Foxes & Henhouses: Don't hand the City Council the DWP checkbook

April 9, 2010

The City Council thinks you’ve never heard the one about foxes guarding henhouses.

The City Council actually thinks you’re gullible enough to hand them the DWP’s checkbook, ostensibly to avoid "emergencies" like they one they miraculously "solved" today by conveniently finding an extra $30 million lying around in a desk drawer or wherever it supposedly was.

You should give them a big fat "no" on this one, or they will raise your taxes -- by raising your DWP rates -- without getting the two- thirds voter approval required under the California Constitution.
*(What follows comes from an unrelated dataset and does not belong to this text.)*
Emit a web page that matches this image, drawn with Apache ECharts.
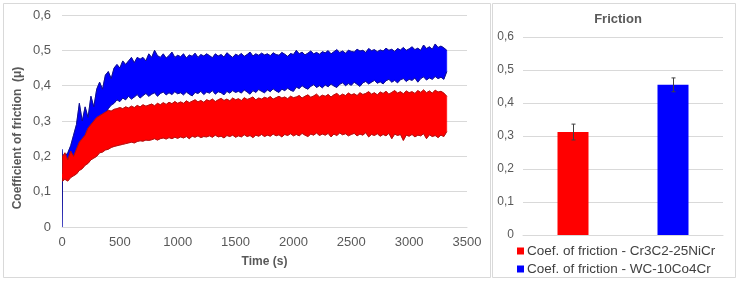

As shown in one of my previous essays, we, the people of Los Angeles paid over $2.7 billion last year to the DWP for power; the utility made a profit of more than $356 million; and its profit margin far exceeds that of private utility companies.

The DWP, moreover, is sitting on nearly $1 billion cash -- all of which came from you and me. That amounts to $250 for each of the four million men, women and children in this city.

Plus, don’t forget the tax you pay the City on your utility bill.

Last year, we paid the Spring Street Gang $668 million in utility taxes.

Wow. Add it up,and you get $3.368 billion, which is $842 for every single person -- including all those little pre-schoolers, elementary school students and others whose load is falling disproportionately on your shoulders because the entire matrix of rates is a giant rob-Peter- to-pay-Paul scheme.

If you give the City Council the power to raise your rates and transfer money to the general fund, they WILL use it, and you WILL be sorry. Adding insult to injury, you would even have to pay additional taxes for your additional bills -- a tax on your tax.

You know what would be a terrific DWP reform? We should reduce the DWP rates, rather than continuing to over-charge ourselves; we should prohibit any and all "transfers" of revenues from the DWP to the City; and if City Hall wants to raise our utility tax, then the Mayor and City Council should first obtain approval from two-thirds of the voters, in accordance with our Constitutional rights.

Bottom line: power to the people, not the politicians.